Within these four common materials is a variance in the amount of compression set they just inherently take. Start with NBR. One thing to note about NBR is how it’s processed. There is a difference between a standard sulfur cure – which the world has known for decades – and a peroxide cure material. A peroxide cure material is a step up from the sulfur cure and one of the reasons for that, [you can see in the illustration here] is the compression set. Under standard hundred degrees C testing for 70 hours, you can expect a good sulfur cure to still have 15% to 25% compression set. Peroxide cure material you’re going to reduce that to 10% to 15%. Significant Improvement for a lot of face seals, for both static as well as dynamic applications.

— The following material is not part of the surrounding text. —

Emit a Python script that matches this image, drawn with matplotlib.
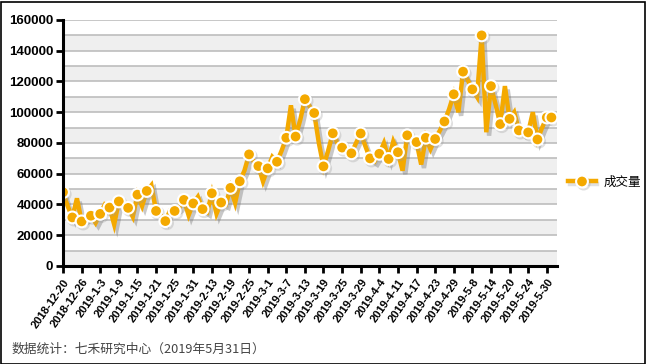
import matplotlib
matplotlib.use("Agg")
import matplotlib.pyplot as plt
import matplotlib.patheffects as pe
from matplotlib.patches import Rectangle

tick_labels = ["2018-12-20", "2018-12-26", "2019-1-3", "2019-1-9", "2019-1-15", "2019-1-21",
               "2019-1-25", "2019-1-31", "2019-2-13", "2019-2-19", "2019-2-25", "2019-3-1",
               "2019-3-7", "2019-3-13", "2019-3-19", "2019-3-25", "2019-3-29", "2019-4-4",
               "2019-4-11", "2019-4-17", "2019-4-23", "2019-4-29", "2019-5-8", "2019-5-14",
               "2019-5-20", "2019-5-24", "2019-5-30"]

volume_k = [48, 39, 31.6, 44, 29, 31, 32.7, 28, 33.9, 40,
            38, 27, 42, 40, 37.8, 32, 46.4, 39, 48.8, 52.5,
            35.8, 33, 29.2, 36, 35.8, 38, 43, 33, 40.7, 45,
            37, 35, 47.3, 34, 41.3, 40, 50.8, 41, 55.1, 62,
            72.6, 68, 65, 55, 63.5, 71, 67.8, 75, 83.4, 104.5,
            84.2, 95, 108.5, 104, 99.5, 80, 64.8, 75, 86.3, 80,
            77, 75, 73.3, 80, 86.2, 78, 70, 68, 73, 80,
            69.6, 81, 74, 62, 85, 84, 80.6, 66, 83.4, 76,
            82.6, 88, 94, 102, 111.7, 100, 126.4, 121, 114.9, 110,
            150, 87, 117, 105, 92.3, 117, 95.7, 100, 88.2, 86,
            86.9, 100, 82.3, 90, 96.6, 96.6]
volume = [v * 1000 for v in volume_k]
y_ticks = [0, 20000, 40000, 60000, 80000, 100000, 120000, 140000, 160000]
series_name = "成交量"
footer = "数据统计：七禾研究中心（2019年5月31日）"

W, H = 646, 364
fig = plt.figure(figsize=(W / 100, H / 100), dpi=100)
ax = fig.add_axes([63 / W, 1 - 266 / H, (557 - 63) / W, (266 - 20) / H])

n = len(volume)
ax.set_xlim(0, 106.2)
ax.set_ylim(0, 160000)

# alternating bands and grid lines
for k in range(0, 16):
    lo = k * 10000
    if k % 2 == 0:
        ax.axhspan(lo, lo + 10000, color="#efefef", zorder=0, lw=0)
for k in range(1, 17):
    ax.axhline(k * 10000, color="#bdbdbd", lw=1.2, zorder=1)

color = "#f4a900"
xs = list(range(n))
marks = list(range(0, n, 2)) + [n - 1]
line, = ax.plot(xs, volume, color=color, lw=3.2, solid_joinstyle="miter", zorder=3)
line.set_path_effects([pe.SimpleLineShadow(offset=(2, -2.5), shadow_color="#777777", alpha=0.4),
                       pe.Normal()])
mk, = ax.plot([xs[i] for i in marks], [volume[i] for i in marks], ls="none",
              marker="o", markersize=8.5, markerfacecolor=color,
              markeredgecolor="white", markeredgewidth=1.5, zorder=4)
mk.set_path_effects([pe.SimpleLineShadow(offset=(1.2, -1.5), shadow_color="#999999", alpha=0.3),
                     pe.Normal()])

# legend handle
hline, = ax.plot([], [], color=color, lw=3.2, marker="o", markersize=8.5,
                 markerfacecolor=color, markeredgecolor="white", markeredgewidth=1.5)
hline.set_path_effects([pe.SimpleLineShadow(offset=(1.2, -1.5), shadow_color="#999999", alpha=0.3),
                        pe.Normal()])

# axes styling
for s in ["top", "right"]:
    ax.spines[s].set_visible(False)
ax.spines["left"].set_linewidth(2.2)
ax.spines["bottom"].set_linewidth(2.2)
ax.spines["left"].set_zorder(5)
ax.spines["bottom"].set_zorder(5)

ax.set_yticks(y_ticks)
ax.set_yticklabels([str(v) for v in y_ticks], fontsize=9.5, fontweight="bold",
                   family="Liberation Sans")
ax.tick_params(axis="y", length=5, width=2, pad=2)

ax.set_xticks(list(range(0, n, 4))[:len(tick_labels)])
ax.set_xticklabels(tick_labels, rotation=55, ha="right", rotation_mode="anchor",
                   fontsize=8, fontweight="bold", family="Liberation Sans")
ax.tick_params(axis="x", length=5, width=2, pad=3)

# legend
leg = ax.legend([hline], [series_name], loc="center left", bbox_to_anchor=(1.0, 0.34),
                frameon=False, handlelength=2.2, handletextpad=0.6,
                prop={"family": ["Noto Sans CJK SC", "DejaVu Sans"], "size": 9})

fig.text(12 / W, 1 - 349 / H, footer, fontsize=9.2, color="#444444",
         family=["Noto Sans CJK SC", "DejaVu Sans"], va="center", ha="left")

fig.patches.append(Rectangle((0.5 / W, 0.5 / H), (W - 2) / W, (H - 2) / H,
                             transform=fig.transFigure, fill=False,
                             edgecolor="black", lw=1.2))

fig.savefig("out.png", dpi=100)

You go to an HNBR which is considered an upgrade in the NBR family, and you’ll see very similar compression set characteristics of the peroxide cure. If compression set is all that we’re dealing with peroxide cure might be an alternative because there’s also a premium on price to go to the HNBR.
Another reason to go with the HNBR would be for higher temps and for other application concerns. Look at EPDM. Again, EPDM, something very similar to the sulfur cured – 15% to 20% compression set on EPDM material. FKM which gets tested at 200 degrees, so you’re not exactly comparing the same thing, but because of the higher temperature material is often tested at 200° C – you’re looking at 15% to 20% compression set. Now I want to point out that these compression set figures are also going to vary on what and how the methods are being used to test it. Slabs, buttons, dog bones – often when you’re just testing material, it’s not done with the actual o-ring. Which brings us then to the next set. When you’re looking at compression set values by o-ring, you’re going to get some wide variables as well.

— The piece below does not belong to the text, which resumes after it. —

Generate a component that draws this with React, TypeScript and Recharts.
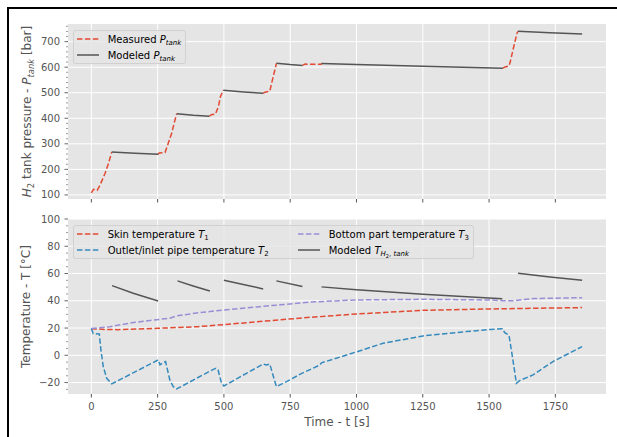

Taking an o-ring material that has been molded into a shape, gone through all its curing processes and everything like that, you’re going to get variance. If nothing else do to sheer size alone. A very thin small cross-sectioned o-ring to a big fat o-ring. What are those values going to differ? You are going to see significant differences from the o-ring to just the material. At a hundred degrees for 70 hours a standard NBR 1/16th cross-section can take a 100% set. The fatter or thicker cross-sections take a 60% set.
You go to a peroxide cure, the thicker cross-sections not quite as much difference, but when you get to those thin cross sections, there’s a lot of applications out there that use the small cross-section, 90%. That 10 points can make a difference of sealing and not sealing. HNBR again a little bit better improvement. 85 to 60. 85 being the thin cross-section.
So, wide variances when you’re looking at physical properties and when you’re looking at compression set from your suppliers, understand what are you are looking at? Am I looking at raw materials, slabs, buttons, dog bones, or am I looking at actual o-rings? What are those figures and those values that you want to be able to measure to – size and cross-section do matter. Where I’m going with this – beware of low-cost materials. Not all o-rings are created equal. There are differences and low-cost materials often times will impact your compression set values. Know what you’re getting.